Sustainable Culture Needs More Than Good Intentions
- Cape Consulting

- May 26
- 3 min read
Most businesses do not struggle because they do not care.
They struggle because care is not the same thing as infrastructure.
A supportive LinkedIn post is easy. A one-off wellbeing initiative is easy. Flexible working policies are easy to write. Most organisations genuinely want to create positive workplace culture and support their people properly.
The harder part is making sure employees actually feel that support in practice.
Because workplace culture is rarely tested during awareness campaigns or company announcements. It gets tested during the moments that affect people personally:
maternity leave
confidence dips
returning to work
flexible working requests
burnout
changing priorities outside work
difficult conversations managers were never properly trained to navigate
That was the real conversation behind the recent “60 Days Beyond The Hype” webinar hosted by Cape Consulting, The Coaching Nest, and multi-award-winning People and Culture Director Rachel Billington from ChangeWave Consultancy.
Why Good Intentions Are Not Enough
A lot of organisations genuinely believe they are supportive employers.
And many are, intentionally.
But there is often a significant gap between:
what businesses believe they offer
and what employees actually experience day to day
That gap usually appears during life-stage transitions and moments of pressure.
A company may proudly talk about flexibility, but employees still feel nervous switching off. Policies may exist, but managers may apply them inconsistently. Leaders may say they support working parents, but workloads and communication habits still quietly reward constant availability.
This is where workplace culture starts becoming complicated.
Because employees do not experience culture through values statements or internal comms. They experience it through leadership behaviour, systems, communication, and consistency.
One of the strongest themes from the webinar was the idea that support has to move beyond sentiment. Businesses need structures that help people navigate real life properly, not just messaging that sounds supportive on paper.
What “Give To Gain” Really Means
The webinar explored the idea of sustainable “Give to Gain” culture.
Not giving in the performative sense.
Giving intentionally.
Giving people trust.
Giving managers support.
Giving employees realistic flexibility.
Giving structure instead of ambiguity.
Giving people the confidence that major life moments will not quietly damage their career progression, wellbeing, or future opportunities.
And importantly, the conversation reframed this support as commercially valuable, not charitable.
When organisations intentionally support people well, they gain back:
retention
engagement
loyalty
confidence
stronger leadership
healthier workplace culture
long-term capability
That is especially important for SMEs, where management behaviour and workplace culture have a much faster ripple effect across the entire business.
The Four Pillars Of Sustainable “Give To Gain” Culture
During the session, four practical pillars were introduced:
Intentional Design
Manager Enablement
Measurement & Accountability
Individual Support
What made the framework valuable was how practical it felt.
This was not about creating huge corporate initiatives or expensive programmes.

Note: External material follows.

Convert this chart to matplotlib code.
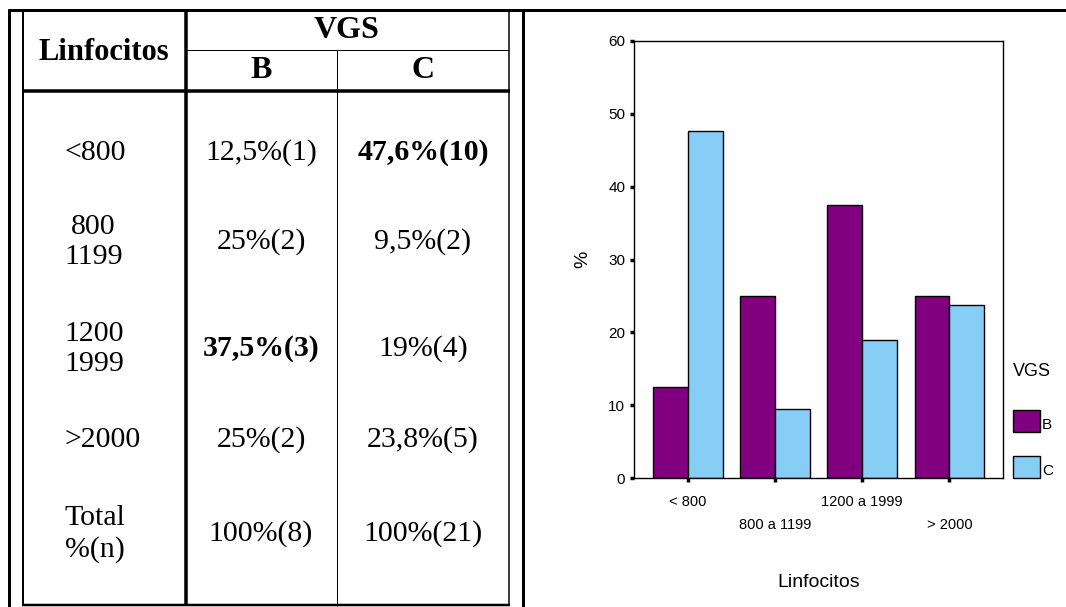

It was about helping organisations ask better questions about whether their workplace culture actually works in practice.
Questions like:
Are managers equipped to lead people confidently through life-stage transitions?
Are workplace policies reflected in everyday behaviour?
Are businesses measuring whether support is actually effective?
Do employees feel genuinely supported during periods of change?
Many workplace culture problems happen because businesses never built the operational foundations properly in the first place.
Why Manager Capability Matters So Much
One of the most important conversations during the webinar focused on managers.
Managers are often expected to navigate conversations around:
maternity
confidence
flexibility
wellbeing
workload
life-stage transitions
…without ever being properly trained to do so.
That creates inconsistency quickly.
Some employees receive empathy, flexibility, and support. Others experience awkwardness, uncertainty, or unconscious bias depending on who their manager happens to be.
This is where workplace culture often breaks down quietly.
Because employees rarely judge organisations purely on policy. They judge them on experience.
How did leadership respond when flexibility was needed?
Was support genuinely available?
Did people feel safe having honest conversations?
Did managers know how to handle the situation properly?
Those moments shape trust far more than awareness campaigns ever will.
Sustainable Culture Is Built Quietly
One of the strongest takeaways from the session was that healthy workplace culture is usually built through quieter operational decisions, not highly visible moments.
It is built through:
clearer communication
better management support
realistic flexibility
healthier expectations
trust
consistency
accountability
systems that support people properly
Not just during awareness campaigns, but long after the spotlight fades.
Sustainable culture is whether employees actually feel supported when it matters most.